• _Set problem_:
The material below should be written out in full and exactly; pictures stay out of the copy.

• _Data provided_:

## Begin

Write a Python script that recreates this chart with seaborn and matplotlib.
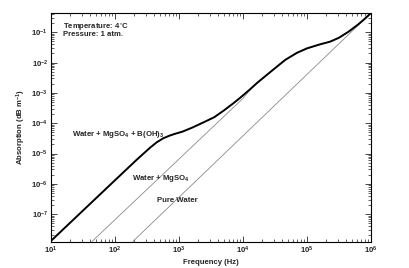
import numpy as np
import pandas as pd
import matplotlib
matplotlib.use("Agg")
import matplotlib.pyplot as plt
import seaborn as sns

# Frequency (Hz) and absorption (dB/m)
freq_borate = [10, 31.6, 100, 219, 282, 355, 447, 562, 708, 891, 1122, 1585,
               2371, 3548, 5012, 7079, 8913, 12589, 16596, 28184, 45709,
               69183, 100000, 158489, 229087, 316228, 446684, 630957,
               794328, 1000000]
abs_borate = [1.32e-8, 1.32e-7, 1.32e-6, 6.3e-6, 1.02e-5, 1.58e-5, 2.34e-5,
              3.16e-5, 3.89e-5, 4.57e-5, 5.25e-5, 7.08e-5, 1.05e-4, 1.58e-4,
              2.63e-4, 4.57e-4, 6.76e-4, 1.26e-3, 2.14e-3, 5.37e-3, 1.23e-2,
              2.09e-2, 2.95e-2, 3.98e-2, 4.9e-2, 6.61e-2, 0.105, 0.182,
              0.275, 0.4325]

freq_mgso4 = [43.7, 10000, 12589, 16596, 28184, 45709, 69183, 100000, 158489,
              229087, 316228, 446684, 630957, 794328, 1000000]
abs_mgso4 = [1.26e-8, 6.6e-4, 1.2e-3, 2.08e-3, 5.3e-3, 1.21e-2, 2.06e-2,
             2.9e-2, 3.93e-2, 4.85e-2, 6.55e-2, 0.104, 0.18, 0.273, 0.4325]

freq_pure = [190, 1000000]
abs_pure = [1.26e-8, 0.4325]

x_ticks = [1e1, 1e2, 1e3, 1e4, 1e5, 1e6]
x_ticklabels = ["10$^{1}$", "10$^{2}$", "10$^{3}$", "10$^{4}$", "10$^{5}$", "10$^{6}$"]
y_ticks = [1e-7, 1e-6, 1e-5, 1e-4, 1e-3, 1e-2, 1e-1]
y_ticklabels = ["10$^{-7}$", "10$^{-6}$", "10$^{-5}$", "10$^{-4}$", "10$^{-3}$", "10$^{-2}$", "10$^{-1}$"]

sns.set_style("ticks")
plt.rcParams["font.family"] = ["Liberation Sans", "DejaVu Sans"]
plt.rcParams["mathtext.default"] = "regular"
plt.rcParams["axes.unicode_minus"] = False

FS = 5.6

fig = plt.figure(figsize=(4.09, 2.68), dpi=100)
ax = fig.add_axes([51/409, 1-241.5/268, 320/409, 228.5/268])
ax.set_xscale("log")
ax.set_yscale("log")

df_p = pd.DataFrame({"f": freq_pure, "a": abs_pure})
df_m = pd.DataFrame({"f": freq_mgso4, "a": abs_mgso4})
df_b = pd.DataFrame({"f": freq_borate, "a": abs_borate})
sns.lineplot(data=df_p, x="f", y="a", ax=ax, color="#8a8a8a", lw=0.6, sort=False)
sns.lineplot(data=df_m, x="f", y="a", ax=ax, color="#8a8a8a", lw=0.6, sort=False)
sns.lineplot(data=df_b, x="f", y="a", ax=ax, color="black", lw=1.4, sort=False)

ax.set_xlim(10, 1e6)
ax.set_ylim(1.26e-8, 0.4325)
ax.set_xticks(x_ticks)
ax.set_xticklabels(x_ticklabels, fontsize=FS, fontweight="bold")
ax.set_yticks(y_ticks)
ax.set_yticklabels(y_ticklabels, fontsize=FS, fontweight="bold")
ax.xaxis.set_minor_locator(matplotlib.ticker.LogLocator(base=10, subs=np.arange(2, 10), numticks=20))
ax.yaxis.set_minor_locator(matplotlib.ticker.LogLocator(base=10, subs=np.arange(2, 10), numticks=20))
ax.xaxis.set_minor_formatter(matplotlib.ticker.NullFormatter())
ax.yaxis.set_minor_formatter(matplotlib.ticker.NullFormatter())
ax.tick_params(which="major", direction="in", length=4, width=0.6, top=True, right=True, pad=2)
ax.tick_params(which="minor", direction="in", length=2, width=0.5, top=True, right=True)
for s in ax.spines.values():
    s.set_linewidth(0.8)
    s.set_color("black")

ax.set_xlabel("Frequency (Hz)", fontsize=FS, fontweight="bold")
ax.set_ylabel("Absorption (dB m$^{-1}$)", fontsize=FS, fontweight="bold")
ax.xaxis.set_label_coords(0.5, -0.077)
ax.yaxis.set_label_coords(-0.072, 0.5)

def px(x, y):
    return (x / 409, 1 - y / 268)

fig.text(*px(63, 27), "Temperature: 4$^{\\circ}$C", fontsize=FS, fontweight="bold", va="center")
fig.text(*px(63, 35), "Pressure: 1 atm.", fontsize=FS, fontweight="bold", va="center")
fig.text(*px(72, 134), "Water + MgSO$_4$ + B(OH)$_3$", fontsize=FS, fontweight="bold", va="center")
fig.text(*px(132, 179), "Water + MgSO$_4$", fontsize=FS, fontweight="bold", va="center")
fig.text(*px(157, 201), "Pure Water", fontsize=FS, fontweight="bold", va="center")

fig.savefig("out.png", dpi=100, facecolor="white")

## End

• _Response to the exercise_:
Write a Python script that recreates this chart with seaborn and matplotlib.
import numpy as np
import pandas as pd
import matplotlib
matplotlib.use("Agg")
import matplotlib.pyplot as plt
import seaborn as sns

# Frequency (Hz) and absorption (dB/m)
freq_borate = [10, 31.6, 100, 219, 282, 355, 447, 562, 708, 891, 1122, 1585,
               2371, 3548, 5012, 7079, 8913, 12589, 16596, 28184, 45709,
               69183, 100000, 158489, 229087, 316228, 446684, 630957,
               794328, 1000000]
abs_borate = [1.32e-8, 1.32e-7, 1.32e-6, 6.3e-6, 1.02e-5, 1.58e-5, 2.34e-5,
              3.16e-5, 3.89e-5, 4.57e-5, 5.25e-5, 7.08e-5, 1.05e-4, 1.58e-4,
              2.63e-4, 4.57e-4, 6.76e-4, 1.26e-3, 2.14e-3, 5.37e-3, 1.23e-2,
              2.09e-2, 2.95e-2, 3.98e-2, 4.9e-2, 6.61e-2, 0.105, 0.182,
              0.275, 0.4325]

freq_mgso4 = [43.7, 10000, 12589, 16596, 28184, 45709, 69183, 100000, 158489,
              229087, 316228, 446684, 630957, 794328, 1000000]
abs_mgso4 = [1.26e-8, 6.6e-4, 1.2e-3, 2.08e-3, 5.3e-3, 1.21e-2, 2.06e-2,
             2.9e-2, 3.93e-2, 4.85e-2, 6.55e-2, 0.104, 0.18, 0.273, 0.4325]

freq_pure = [190, 1000000]
abs_pure = [1.26e-8, 0.4325]

x_ticks = [1e1, 1e2, 1e3, 1e4, 1e5, 1e6]
x_ticklabels = ["10$^{1}$", "10$^{2}$", "10$^{3}$", "10$^{4}$", "10$^{5}$", "10$^{6}$"]
y_ticks = [1e-7, 1e-6, 1e-5, 1e-4, 1e-3, 1e-2, 1e-1]
y_ticklabels = ["10$^{-7}$", "10$^{-6}$", "10$^{-5}$", "10$^{-4}$", "10$^{-3}$", "10$^{-2}$", "10$^{-1}$"]

sns.set_style("ticks")
plt.rcParams["font.family"] = ["Liberation Sans", "DejaVu Sans"]
plt.rcParams["mathtext.default"] = "regular"
plt.rcParams["axes.unicode_minus"] = False

FS = 5.6

fig = plt.figure(figsize=(4.09, 2.68), dpi=100)
ax = fig.add_axes([51/409, 1-241.5/268, 320/409, 228.5/268])
ax.set_xscale("log")
ax.set_yscale("log")

df_p = pd.DataFrame({"f": freq_pure, "a": abs_pure})
df_m = pd.DataFrame({"f": freq_mgso4, "a": abs_mgso4})
df_b = pd.DataFrame({"f": freq_borate, "a": abs_borate})
sns.lineplot(data=df_p, x="f", y="a", ax=ax, color="#8a8a8a", lw=0.6, sort=False)
sns.lineplot(data=df_m, x="f", y="a", ax=ax, color="#8a8a8a", lw=0.6, sort=False)
sns.lineplot(data=df_b, x="f", y="a", ax=ax, color="black", lw=1.4, sort=False)

ax.set_xlim(10, 1e6)
ax.set_ylim(1.26e-8, 0.4325)
ax.set_xticks(x_ticks)
ax.set_xticklabels(x_ticklabels, fontsize=FS, fontweight="bold")
ax.set_yticks(y_ticks)
ax.set_yticklabels(y_ticklabels, fontsize=FS, fontweight="bold")
ax.xaxis.set_minor_locator(matplotlib.ticker.LogLocator(base=10, subs=np.arange(2, 10), numticks=20))
ax.yaxis.set_minor_locator(matplotlib.ticker.LogLocator(base=10, subs=np.arange(2, 10), numticks=20))
ax.xaxis.set_minor_formatter(matplotlib.ticker.NullFormatter())
ax.yaxis.set_minor_formatter(matplotlib.ticker.NullFormatter())
ax.tick_params(which="major", direction="in", length=4, width=0.6, top=True, right=True, pad=2)
ax.tick_params(which="minor", direction="in", length=2, width=0.5, top=True, right=True)
for s in ax.spines.values():
    s.set_linewidth(0.8)
    s.set_color("black")

ax.set_xlabel("Frequency (Hz)", fontsize=FS, fontweight="bold")
ax.set_ylabel("Absorption (dB m$^{-1}$)", fontsize=FS, fontweight="bold")
ax.xaxis.set_label_coords(0.5, -0.077)
ax.yaxis.set_label_coords(-0.072, 0.5)

def px(x, y):
    return (x / 409, 1 - y / 268)

fig.text(*px(63, 27), "Temperature: 4$^{\\circ}$C", fontsize=FS, fontweight="bold", va="center")
fig.text(*px(63, 35), "Pressure: 1 atm.", fontsize=FS, fontweight="bold", va="center")
fig.text(*px(72, 134), "Water + MgSO$_4$ + B(OH)$_3$", fontsize=FS, fontweight="bold", va="center")
fig.text(*px(132, 179), "Water + MgSO$_4$", fontsize=FS, fontweight="bold", va="center")
fig.text(*px(157, 201), "Pure Water", fontsize=FS, fontweight="bold", va="center")

fig.savefig("out.png", dpi=100, facecolor="white")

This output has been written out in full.